Dios está ahí

Dios está ahí

Jesús se quedó en la Eucaristía para ser comido, para ser alimento; “el que come este pan vivirá para siempre” (Jn., 6-58). La recepción de la comunión es el ápice de nuestra devoción eucarística. Un verdadero adorador del Señor no puede prescindir de la recepción del pan de vida que se nos da en las sagradas especies consagradas. Esa es la hora más noble de nuestro día o de nuestra semana: la participación en el banquete eucarístico.

Esta realidad no opaca ni disminuye en nada el culto que se debe tener al Señor sacramentado fuera de la Misa, oculto en el sagrario o expuesto en la custodia. Precisamente, valoramos este culto a Eucaristía porque sirve para preparar y potenciar ese momento de máxima intimidad que es la comunión. ¿Cómo pretender recibir dignamente a un rey en mi propia residencia, desinteresándome totalmente de su augusta persona mientras no transponga los umbrales de mi casa? ¡El rey es soberano en todas partes!

Una comunión será más piadosa y fructífera cuanto más asiduo sea yo ante su presencia real que, cual imán, me atrae avivando el hambre y la sed eucarística.

Por eso, Pablo VI enseñó oportunamente: “Nadie debe dudar de que los cristianos tributan a este santísimo Sacramento, al venerarlo, el culto de latría que se debe al Dios verdadero, según la costumbre siempre aceptada en la Iglesia Católica. Porque no debe dejar de ser adorado, por el hecho de haber sido instituido por Cristo, el Señor, para ser comido. También en la reserva eucarística debe ser adorado, porque allí está substancialmente presente por aquella conversión del pan y del vino que, según el Concilio de Trento, se llama apropiadamente transubstanciación. Hay, pues, que considerar el misterio eucarístico en toda su amplitud, tanto en la celebración misma de la Misa, como en el culto de las Sagradas Especies que se reservan después de la Misa para prolongar la gracia del sacrificio” Instrucción Eucharisticum Mysterium, nº 3, 25 de mayo de 1967, Sagrada Congregación de Ritos.

Es muy de lamentar que nuestros templos estén tantas veces vacíos y hasta abandonados.
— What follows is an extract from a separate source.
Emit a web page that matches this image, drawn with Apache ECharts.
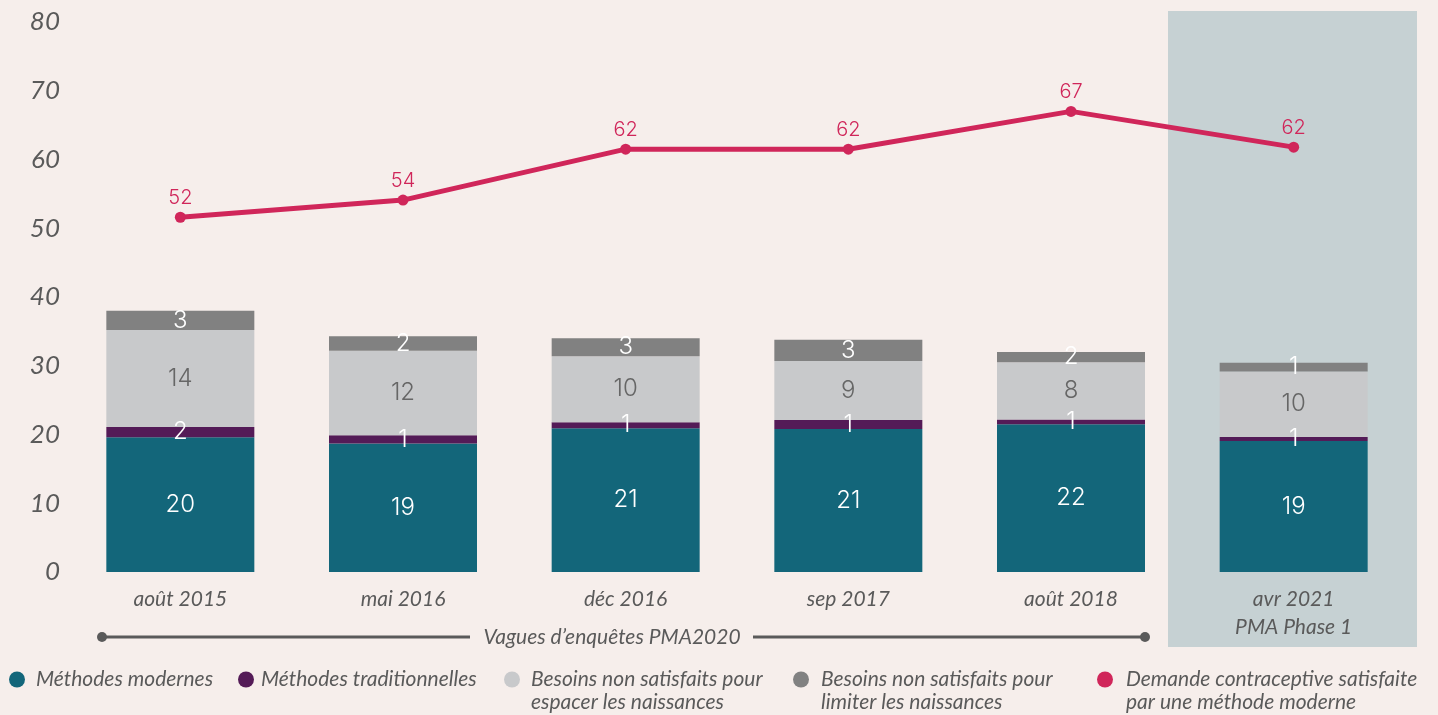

Algunos, por causa de riesgos de robo y delincuencia, cierran sus puertas para abrirlas solo a la hora de la Misa… cuando aún existe la felicidad de poder ser celebrada, pues la escasez de sacerdotes conlleva tantas veces al cierre de iglesias. Otros templos, que puedan distinguirse por su valor artístico o histórico, son frecuentados mucho más por turistas o por curiosos que por fieles que viene a rendir culto a Dios: todas las atenciones van para las obras del hombre dejando al Creador ignorado en su sagrario. Hay Iglesias o catedrales en que hasta se paga para entrar a admirar obras de valor, y muchas veces son ateos o paganos los que las aprecian. La presencia real pasa desapercibida… mientras los católicos del lugar, a pocos pasos, están ante la televisión o la computadora, no precisamente admirando maravillas.

Pero el Señor no se rinde, espera. Como los clavos que le prenden al madero, así clavado está en su lugar, esperando, y como que suplicando un saludo, un gesto de atención, por menor que sea, por parte de un devoto compasivo.

Mientras tanto, las agencias bancarias están llenas. Los restaurantes repletos. Ni digamos los cines o lugares de diversión. Otros sitios donde se va a ofender a Dios, se los ve ocupados de gente que corre presurosa y que por nada del mundo falta a la cita.

Y el Señor creador de cielo y tierra solo, abandonado, ignorado.

Alguien podría decir que esta reflexión está fuera de moda por sus tintes retrógrados, que la sensibilidad de la gente de hoy no acompaña estas digresiones un tanto simplificadoras y que la conducta de los fieles es el eco de la mentalidad reinante de la cual son mucho más víctima que culpables.

Convengamos que la objeción tiene su razón de ser. Pero, sobre todo, seamos sinceros y consecuentes ante la realidad patente, irrefutable e interpelante: ¡Dios está ahí!